DP13745 The Indeterminacy School in Macroeconomics
|Author(s):||Roger E A Farmer|
|Publication Date:||May 2019|
|Date Revised:||January 2020|
|Programme Areas:||Monetary Economics and Fluctuations|
|Link to this Page:||cepr.org/active/publications/discussion_papers/dp.php?dpno=13745|
The Indeterminacy School in Macroeconomics exploits the fact that macroeconomic models often display multiple equilibria to understand real-world phenomena. There are two distinct phases in the evolution of its history. The first phase began as a research agenda at the University of Pennsylvania in the U.S. and at CEPREMAP in Paris in the early 1980s. This phase used models of dynamic indeterminacy to explain how shocks to beliefs can temporarily influence economic outcomes. The second phase was developed at the University of California Los Angeles in the 2000s. This phase uses models of incomplete factor markets to explain how shocks to beliefs can permanently influence economic outcomes.

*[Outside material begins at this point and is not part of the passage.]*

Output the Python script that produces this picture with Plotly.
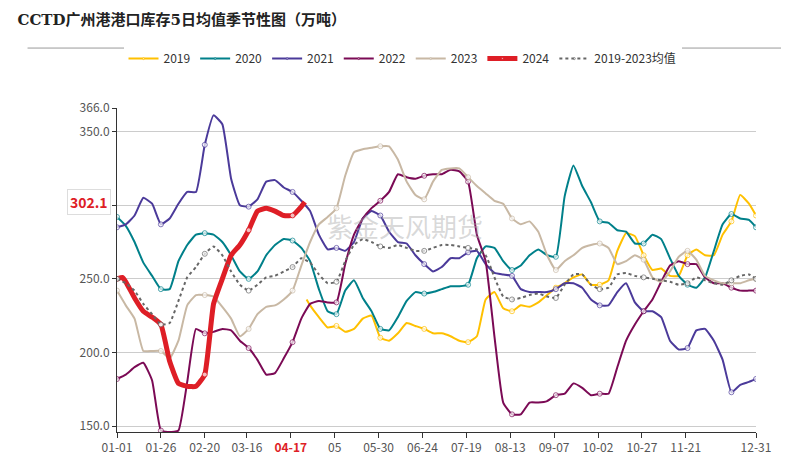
import plotly.graph_objects as go

days = list(range(0, 361, 5)) + [364]
tick_days = [0, 25, 50, 74, 99, 124, 149, 174, 199, 224, 249, 274, 299, 324, 364]
tick_labels = ["01-01", "01-26", "02-20", "03-16", "04-17", "05", "05-30", "06-24", "07-19",
               "08-13", "09-07", "10-02", "10-27", "11-21", "12-31"]

s2019_days = [108, 110, 115, 120] + list(range(125, 361, 5)) + [364]
s2019 = [236, 232, 224, 217, 218, 214, 216, 223, 225, 210, 208, 213, 220, 218, 216, 213, 213, 211, 208, 207,
         211, 236, 241, 230, 228, 232, 231, 234, 239, 244, 247, 251, 253, 246, 246, 249, 269, 281, 279, 266,
         256, 257, 252, 252, 266, 270, 266, 266, 280, 289, 307, 301, 293]
s2020 = [292, 286, 275, 261, 252, 243, 243, 262, 273, 280, 281, 280, 275, 266, 255, 250, 255, 266, 273, 277,
         276, 271, 262, 243, 228, 226, 242, 249, 237, 228, 216, 215, 224, 235, 241, 240, 241, 243, 245, 245,
         246, 264, 272, 271, 262, 256, 259, 266, 270, 266, 265, 306, 327, 313, 302, 289, 288, 283, 282, 274,
         274, 280, 277, 264, 252, 246, 244, 251, 269, 287, 294, 291, 290, 285]
s2021 = [285, 287, 293, 305, 301, 287, 291, 301, 309, 309, 341, 361, 355, 318, 300, 299, 304, 316, 317, 312,
         309, 303, 296, 280, 270, 271, 269, 275, 291, 296, 293, 282, 275, 274, 266, 260, 255, 258, 264, 264,
         268, 269, 260, 254, 253, 252, 243, 241, 241, 241, 243, 247, 247, 244, 236, 232, 232, 241, 247, 234,
         228, 228, 224, 208, 202, 203, 215, 216, 208, 195, 173, 178, 180, 182]
s2022 = [182, 185, 190, 193, 181, 147, 146, 147, 180, 216, 213, 214, 216, 215, 208, 203, 195, 185, 186, 196,
         207, 223, 233, 235, 234, 234, 260, 280, 291, 298, 303, 309, 321, 319, 318, 320, 321, 321, 324, 323,
         316, 280, 262, 211, 166, 158, 158, 166, 166, 167, 171, 172, 179, 176, 171, 172, 172, 190, 208, 219,
         228, 236, 248, 259, 262, 260, 260, 251, 247, 247, 244, 242, 242, 242]
s2023 = [242, 232, 223, 201, 201, 201, 196, 208, 232, 239, 239, 238, 231, 223, 211, 216, 226, 231, 232, 236,
         242, 259, 275, 287, 292, 298, 320, 336, 338, 339, 340, 340, 331, 316, 307, 304, 316, 324, 325, 325,
         319, 313, 308, 303, 301, 291, 287, 289, 282, 266, 256, 262, 266, 271, 273, 274, 271, 260, 262, 266,
         263, 251, 248, 255, 265, 269, 263, 252, 249, 247, 247, 247, 249, 250]
s2024_days = [0, 3] + list(range(5, 106, 5)) + [107]
s2024 = [250, 251, 248, 237, 228, 224, 219, 194, 179, 177, 177, 185, 233, 250, 266, 273, 283, 296, 298, 296,
         293, 293, 299, 302.1]
savg = [250, 247, 242, 233, 226, 219, 220, 235, 251, 258, 267, 272, 266, 255, 246, 242, 246, 251, 252, 255,
        258, 264, 261, 253, 247, 248, 262, 273, 277, 275, 272, 271, 273, 271, 269, 269, 271, 273, 273, 272,
        271, 270, 266, 251, 238, 236, 237, 239, 240, 238, 237, 246, 253, 253, 246, 243, 244, 253, 254, 252,
        251, 250, 249, 248, 246, 247, 251, 249, 247, 246, 249, 252, 253, 250]

fig = go.Figure()

def add(name, x, y, color, width=2, dash="solid"):
    sizes = [5 if (d % 25 == 0 or d == 364) else 0 for d in x]
    fig.add_trace(go.Scatter(
        x=x, y=y, name=name, mode="lines+markers",
        line=dict(color=color, width=width, dash=dash, shape="spline", smoothing=0.4),
        marker=dict(size=sizes, color="white", line=dict(color=color, width=1)),
    ))

add("2019", s2019_days, s2019, "#FFC000")
add("2020", days, s2020, "#00808A")
add("2021", days, s2021, "#4B3A9A")
add("2022", days, s2022, "#7B0A55")
add("2023", days, s2023, "#C8B8A4")
add("2024", s2024_days, s2024, "#DE1E26", width=5)
add("2019-2023均值", days, savg, "#666666", dash="dot")

ticktext = [f"<span style='color:#DE1E26'><b>{t}</b></span>" if t == "04-17" else t for t in tick_labels]

fig.update_layout(
    width=789, height=460,
    margin=dict(l=109, r=41, t=100, b=36, autoexpand=False),
    plot_bgcolor="white", paper_bgcolor="white",
    font=dict(family="Noto Sans CJK SC, DejaVu Sans", size=12, color="#333"),
    title=dict(text="<b>CCTD广州港港口库存5日均值季节性图（万吨）</b>", x=0.012, y=0.985,
               xanchor="left", yanchor="top", xref="container", yref="container",
               font=dict(family="DejaVu Serif, Noto Sans CJK SC", size=15, color="#222")),
    legend=dict(orientation="h", x=0.5, xanchor="center", y=0.89, yanchor="middle",
                yref="container", xref="container",
                font=dict(size=12, color="#333"), itemwidth=30),
    showlegend=True,
    xaxis=dict(range=[0, 364], tickmode="array", tickvals=tick_days, ticktext=ticktext,
               showgrid=False, showline=True, linecolor="#333", ticks="outside", ticklen=5,
               tickcolor="#333", tickfont=dict(size=12, color="#555"), zeroline=False),
    yaxis=dict(range=[146, 366], tickmode="array", tickvals=[150, 200, 250, 300, 350, 366],
               ticktext=["150.0", "200.0", "250.0", "300.0", "350.0", "366.0"],
               showgrid=True, gridcolor="#cccccc", showline=True, linecolor="#333",
               ticks="outside", ticklen=4, tickcolor="#333",
               tickfont=dict(size=12, color="#555"), zeroline=False),
)

fig.add_shape(type="line", xref="paper", yref="paper", x0=-0.14, x1=1.04, y0=1.185, y1=1.185,
              line=dict(color="#999", width=1))
fig.add_annotation(text="紫金天风期货", xref="paper", yref="paper", x=0.45, y=0.7,
                   showarrow=False, font=dict(size=26, color="rgba(170,170,170,0.45)"))
fig.add_annotation(text="<b>302.1</b>", xref="paper", x=-0.01, xanchor="right", yref="y", y=302.1,
                   showarrow=False, font=dict(size=14, color="#DE1E26"), bgcolor="white",
                   bordercolor="#ddd", borderwidth=1, borderpad=2)

fig.write_html("out.html")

The first phase of the Indeterminacy School has been used to explain volatility in financial markets. The second phase of the Indeterminacy School has been used to explain periods of high persistent unemployment. The two phases of the Indeterminacy School provide a microeconomic foundation to Keynes' General Theory that does not rely on the assumption that prices and wages are sticky.